Jones Lang LaSalle have now completed their analysis of the take up for Quarter 3 2012. Take up levels still remain reasonably strong for the quarter in excess of 320,000 sq ft, to give a take up for the year to date of over 980,000 sq ft.This is down on last years’ figures, however is still a strong level given the current World economic climate.
One of the most notable trends this Quarter is that in order to make the take up levels, there were 52 lettings and the average deal size was only just over 6,000 sq ft. In fact over 80% of all deals this Quarter were for less than 10,000 sq ft. This reflects levels of demand mainly from foreign direct investment who are looking to establish in Ireland with short term flexible office space for between 2-5,000 sq ft for the first year or two, pending their long term growth plans.
TMT continues to drive take up, equating for a quarter of deals this Quarter and the take up was split evenly between the city and suburbs.
Top transactions for the Quarter include:• Capita – 40,000 sq ft at 2 Grand Canal Square• Tullow Oil – 25,080 sq ft at No. 1 Central Park• Allianz World Care – 21,269 sq ft at Park West• JTI – 16,000 sq ft at Riverwalk, Citywest Business Campus• Chase Paymentech – 14,703 sq ft at East Point
We estimate that there is up to 1.5 million sq ft of latent demand in the market with companies such as Airtricity, AA, Novartis, Google and Vodafone all looking for accommodation. In addition there are a couple of potential confidential large requirements for the city centre looking at pre-letting opportunities.The vacancy rate for Dublin 2 is continuing to fall and now stands at just over 13%, down from a high of almost 18% for the same period in 2010.
There is still no large development either planned or under construction and as such, we envisage that the vacancy rate for prime accommodation will continue to fall. There are only 4 buildings greater than 50,000 sq ft (developed since 1990) available in the city and as such, the choice is limited for any larger requirements.

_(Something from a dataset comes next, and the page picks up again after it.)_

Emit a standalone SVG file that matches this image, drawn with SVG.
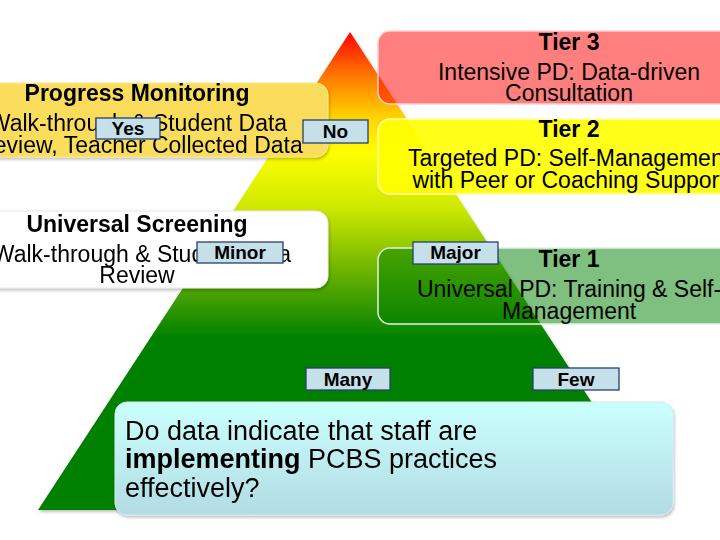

Jones Lang LaSalle estimate that take up for the year will reach 1.3 million sq ft. The fall in prime vacancy rates, particularly in Dublin 2, give further support to the argument that many of the vacant older buildings will require refurbishment in order to compete in the market. This is particularly true when you look at buildings such as 2 Hume Street, 5-9 South Frederick Street and St James House which have undergone full refurbishments, with 2 of the buildings now leased.